There is a lot of talk in the business press about trade agreements.
Most of us skip such articles on our way to the sports pages as it’s that impacts on such a macro scale that it is of little relevance to us day to day, but that is to overlook the massive impact trade liberalization has had on our lives over the last twenty years.
Although the low-hanging fruit has already been plucked, further agreements could yet impact, for good and bad, in the years to come. Lawmakers are split on many lines over the issue. Some are intrinsically against liberalization on the basis that it can expose domestic industries to unfair competition from abroad, that by reducing trade barriers, it encourages off shoring and the export of jobs overseas.
What is Trade Liberalization?
Others say trade liberalization raises GDP for all and the rising tide lifts the boats of everyone’s income levels, in developed and developing markets. The experience of the last 20 years can be used to support both arguments and, in reality, both are true to a greater or lesser extent.
Currently considerable argument rages about the President’s two plurilateral (by which we mean between a limited number of partners) trade agreements known as the Trans-Pacific Partnership (TPP) and the Transatlantic Trade and Investment Partnership (TTIP).
Why Only Certain ‘Partners?’
The fact these agreements will be between a limited number of countries is itself a bone of contention. Many argue only multilateral agreements such as the failed Doha negotiations are the way to go because they encourage a universal set of rules and standards, but with the more readily agreed issues resolved further progress is proving increasingly difficult and acrimonious.
The FT did a quick idiot’s guide to the TPP and TTIP summarizing them as follows. The TPP is a negotiation with 11 countries, most importantly Japan. Its partners account for 36% of world output, 11% of population and about one-third of merchandise trade. The TTIP is between the US and the EU, which accounts for 46% of global output and 28% of merchandise trade.
The main partner not included in these negotiations is, of course, China. Import tariffs are only a part, arguably a small part of what these agreements are about. In the FT’s analysis, the agreements are more about making rules more compatible with one another and more transparent for business, particularly around intellectual property rights.
Not a Trade Booster, An IP Defender
They are an effort to shape the rules of international commerce, the FT argues and quotes Pascal Lamy, former director-general of the World Trade Organization, saying that “TPP is mostly, though not only, about classical protection-related market access issues . . . TTIP is mostly, though not only, about . . . . regulatory convergence.”
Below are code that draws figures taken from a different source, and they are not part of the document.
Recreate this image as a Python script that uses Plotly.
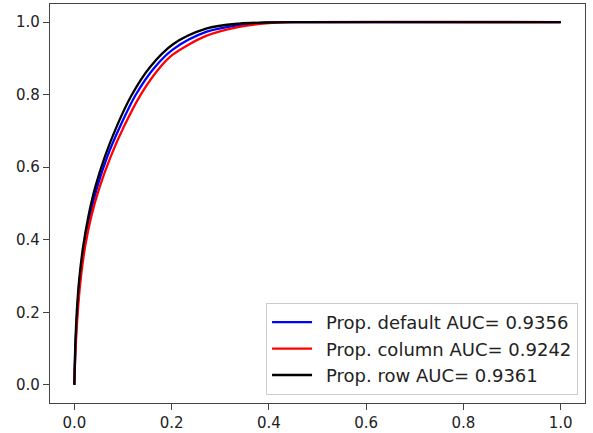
import plotly.graph_objects as go

fpr_default = [0, 0.0025, 0.006, 0.011, 0.020, 0.032, 0.047, 0.068, 0.094, 0.126,
               0.165, 0.203, 0.271, 0.339, 0.40, 0.45, 1.0]
tpr_default = [0, 0.11, 0.20, 0.29, 0.38, 0.465, 0.545, 0.630, 0.712, 0.799,
               0.875, 0.925, 0.973, 0.992, 0.999, 1.0, 1.0]
fpr_column = [0, 0.003, 0.007, 0.013, 0.022, 0.035, 0.052, 0.075, 0.102, 0.136,
              0.176, 0.203, 0.271, 0.339, 0.407, 0.45, 1.0]
tpr_column = [0, 0.11, 0.20, 0.29, 0.38, 0.465, 0.545, 0.630, 0.712, 0.799,
              0.875, 0.911, 0.962, 0.987, 0.998, 1.0, 1.0]
fpr_row = [0, 0.002, 0.005, 0.010, 0.018, 0.029, 0.043, 0.063, 0.087, 0.118,
           0.155, 0.203, 0.271, 0.339, 0.394, 0.45, 1.0]
tpr_row = [0, 0.11, 0.20, 0.29, 0.38, 0.465, 0.545, 0.630, 0.712, 0.799,
           0.875, 0.939, 0.982, 0.996, 0.999, 1.0, 1.0]

names = ["Prop. default AUC= 0.9356", "Prop. column AUC= 0.9242", "Prop. row AUC= 0.9361"]
xs = [fpr_default, fpr_column, fpr_row]
ys = [tpr_default, tpr_column, tpr_row]
colors = ["#0000ff", "#ff0000", "#000000"]

tick_vals = [0, 0.2, 0.4, 0.6, 0.8, 1.0]
tick_text = ["0.0", "0.2", "0.4", "0.6", "0.8", "1.0"]

fig = go.Figure()
for i in range(3):
    fig.add_trace(go.Scatter(x=xs[i], y=ys[i], mode="lines", name="\u2002" + names[i],
                             legendgroup=str(i),
                             line=dict(color=colors[i], width=2.3, shape="spline", smoothing=0.9)))

axis_common = dict(showline=True, linecolor="#444", linewidth=1.4, mirror=True,
                   ticks="outside", ticklen=6, tickwidth=1.2, tickcolor="#444", showgrid=False,
                   zeroline=False, automargin=False,
                   tickfont=dict(family="DejaVu Sans", size=15, color="#222"))
fig.update_xaxes(range=[-0.05, 1.05], tickvals=tick_vals, ticktext=tick_text, **axis_common)
fig.update_yaxes(range=[-0.05, 1.05], tickvals=tick_vals, ticktext=tick_text, **axis_common)

fig.update_layout(
    width=593, height=433,
    margin=dict(l=50, r=8, t=4, b=30),
    plot_bgcolor="white", paper_bgcolor="white",
    legend=dict(x=0.987, y=0.02, xanchor="right", yanchor="bottom",
                bgcolor="white", bordercolor="#cccccc", borderwidth=1,
                font=dict(family="DejaVu Sans", size=18, color="#222"),
                tracegroupgap=5, traceorder="normal", itemwidth=40),
)
fig.write_html("out.html")
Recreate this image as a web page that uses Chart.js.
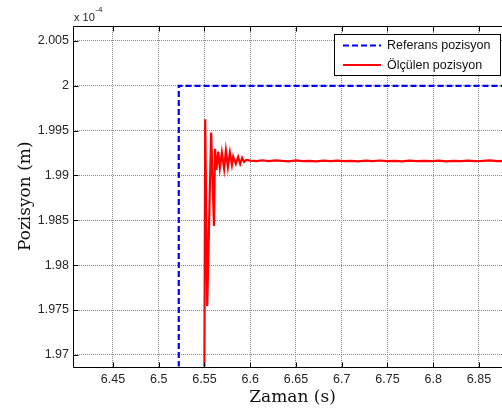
<!DOCTYPE html>
<html>
<head>
<meta charset="utf-8">
<script src="https://cdn.jsdelivr.net/npm/chart.js@4"></script>
<style>
  html, body { margin: 0; padding: 0; background: #fff; overflow: hidden; width: 502px; height: 412px; }
  #wrap { position: absolute; left: 0; top: 0; width: 520px; height: 412px; }
</style>
</head>
<body>
<div id="wrap"><canvas id="c" width="520" height="412"></canvas></div>
<script>
// ---- data (position values in units of 1e-4 m) ----
const refLabel = 'Referans pozisyon';
const measLabel = 'Ölçülen pozisyon';
const refTime = [6.40, 6.5219, 6.5219, 6.89];
const refPos  = [1.960, 1.960, 2.000, 2.000];

const measTime = [6.5497, 6.5508, 6.5530, 6.5573, 6.5604, 6.5615, 6.5630, 6.5650, 6.5668, 6.5690,
  6.5715, 6.5734, 6.5756, 6.5778, 6.5800, 6.5814, 6.5843, 6.5868, 6.5890, 6.5912, 6.5934, 6.5956,
  6.600, 6.607, 6.613, 6.620, 6.628, 6.635, 6.642, 6.650, 6.657, 6.665, 6.672, 6.680, 6.688, 6.695,
  6.703, 6.710, 6.718, 6.726, 6.734, 6.742, 6.750, 6.758, 6.766, 6.774, 6.782, 6.790, 6.798, 6.806,
  6.814, 6.822, 6.830, 6.838, 6.846, 6.854, 6.862, 6.870, 6.878, 6.886];
const measPos = [1.9620, 1.99627, 1.97546, 1.99478, 1.98438, 1.99296, 1.99062, 1.99266, 1.99084, 1.99255,
  1.99073, 1.99277, 1.99095, 1.99255, 1.99118, 1.99210, 1.99129, 1.99207, 1.99129, 1.99196, 1.99151, 1.99173,
  1.99165, 1.99160, 1.99170, 1.99160, 1.99168, 1.99162, 1.99158, 1.99168, 1.99160, 1.99163, 1.99158, 1.99165, 1.99160, 1.99166,
  1.99160, 1.99163, 1.99158, 1.99165, 1.99160, 1.99167, 1.99160, 1.99162, 1.99158, 1.99165, 1.99160, 1.99163, 1.99160, 1.99166,
  1.99158, 1.99162, 1.99160, 1.99165, 1.99160, 1.99163, 1.99168, 1.99160, 1.99163, 1.99160];

const xTickValues = [6.45, 6.5, 6.55, 6.6, 6.65, 6.7, 6.75, 6.8, 6.85];
const yTickValues = [1.97, 1.975, 1.98, 1.985, 1.99, 1.995, 2, 2.005];
const xLabel = 'Zaman (s)';
const yLabel = 'Pozisyon (m)';
const expBase = 'x 10';
const expPow = '-4';

const toXY = (xs, ys) => xs.map((x, i) => ({x: x, y: ys[i]}));
const fmt = v => String(+(+v).toFixed(3));

const frameAndLegend = {
  id: 'frameAndLegend',
  afterDraw(chart) {
    const ctx = chart.ctx;
    const a = chart.chartArea;
    const xs = chart.scales.x, ys = chart.scales.y;
    ctx.save();
    ctx.strokeStyle = '#000';
    ctx.lineWidth = 1;
    const L = Math.round(a.left) + 0.5, T = Math.round(a.top) + 0.5;
    const R = Math.round(a.right) + 0.5, B = Math.round(a.bottom) + 0.5;
    ctx.beginPath();
    ctx.rect(L, T, R - L, B - T);
    ctx.stroke();
    // inward ticks
    ctx.beginPath();
    xTickValues.forEach(v => {
      const p = Math.round(xs.getPixelForValue(v)) + 0.5;
      ctx.moveTo(p, B); ctx.lineTo(p, B - 5);
      ctx.moveTo(p, T); ctx.lineTo(p, T + 5);
    });
    yTickValues.forEach(v => {
      const p = Math.round(ys.getPixelForValue(v)) + 0.5;
      ctx.moveTo(L, p); ctx.lineTo(L + 5, p);
      ctx.moveTo(R, p); ctx.lineTo(R - 5, p);
    });
    ctx.stroke();
    // exponent label
    ctx.fillStyle = '#222';
    ctx.textBaseline = 'alphabetic';
    ctx.textAlign = 'left';
    ctx.font = '11px "Liberation Sans", Arial, sans-serif';
    ctx.fillText(expBase, 74, 21);
    const w = ctx.measureText(expBase).width;
    ctx.font = '8px "Liberation Sans", Arial, sans-serif';
    ctx.fillText(expPow, 74 + w + 0.5, 12);
    // legend
    const bx = 334.5, by = 34.5, bw = 166, bh = 41;
    ctx.fillStyle = '#fff';
    ctx.fillRect(bx, by, bw, bh);
    ctx.strokeStyle = '#000';
    ctx.lineWidth = 1;
    ctx.strokeRect(bx, by, bw, bh);
    const ds = chart.data.datasets;
    const rows = [45.5, 65];
    ds.forEach((d, i) => {
      ctx.save();
      ctx.strokeStyle = d.borderColor;
      ctx.lineWidth = d.borderWidth;
      ctx.setLineDash(d.borderDash || []);
      ctx.beginPath();
      ctx.moveTo(343, rows[i]);
      ctx.lineTo(381, rows[i]);
      ctx.stroke();
      ctx.restore();
      ctx.fillStyle = '#111';
      ctx.font = '12.5px "Liberation Sans", Arial, sans-serif';
      ctx.textBaseline = 'middle';
      ctx.fillText(d.label, 387, rows[i] + 0.5);
    });
    ctx.restore();
  }
};

new Chart(document.getElementById('c'), {
  type: 'line',
  data: {
    datasets: [
      { label: refLabel, data: toXY(refTime, refPos), borderColor: '#0000ff', borderWidth: 2.2,
        borderDash: [6, 3], pointRadius: 0, tension: 0, fill: false, clip: 0 },
      { label: measLabel, data: toXY(measTime, measPos), borderColor: '#ff0000', borderWidth: 2.2,
        pointRadius: 0, tension: 0, fill: false, clip: 0 }
    ]
  },
  options: {
    responsive: false,
    animation: false,
    devicePixelRatio: 1,
    layout: { padding: { top: 26, right: 8, left: 0, bottom: 0 } },
    plugins: { legend: { display: false }, tooltip: { enabled: false } },
    scales: {
      x: {
        type: 'linear', min: 6.4063, max: 6.8861,
        afterFit(s) { s.height = 45.5; },
        afterBuildTicks(s) { s.ticks = xTickValues.map(v => ({value: v})); },
        grid: { color: '#8a8a8a', lineWidth: 1, drawTicks: false },
        border: { display: false, dash: [1, 1] },
        ticks: { padding: 6, color: '#262626', font: { family: '"Liberation Sans", Arial, sans-serif', size: 12.5 },
          callback: v => fmt(v), maxRotation: 0, autoSkip: false },
        title: { display: true, text: xLabel, color: '#111',
          font: { family: '"DejaVu Serif", serif', size: 17 }, padding: { top: 0, bottom: 4 } }
      },
      y: {
        type: 'linear', min: 1.9687, max: 2.00667,
        afterFit(s) { s.width = 73; },
        afterBuildTicks(s) { s.ticks = yTickValues.map(v => ({value: v})); },
        grid: { color: '#8a8a8a', lineWidth: 1, drawTicks: false },
        border: { display: false, dash: [1, 1] },
        ticks: { padding: 4, color: '#262626', font: { family: '"Liberation Sans", Arial, sans-serif', size: 12.5 },
          callback: v => fmt(v), autoSkip: false },
        title: { display: true, text: yLabel, color: '#111',
          font: { family: '"DejaVu Serif", serif', size: 17 }, padding: { top: 15, bottom: 0 } }
      }
    }
  },
  plugins: [frameAndLegend]
});
</script>
</body>
</html>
The benefits of each to national incomes is small. Even supporters do not claim the level seen in earlier trade agreements. The FT quotes independent analysis suggesting between 0.4% and less than 1% rise in national incomes as a result, with the US-EU TTIP towards the upper end of the range and the US-Asia TPP towards the lower end. The most reliable guess is they will be positive but modest. That will make the President’s job correspondingly harder to get past a skeptical Congress.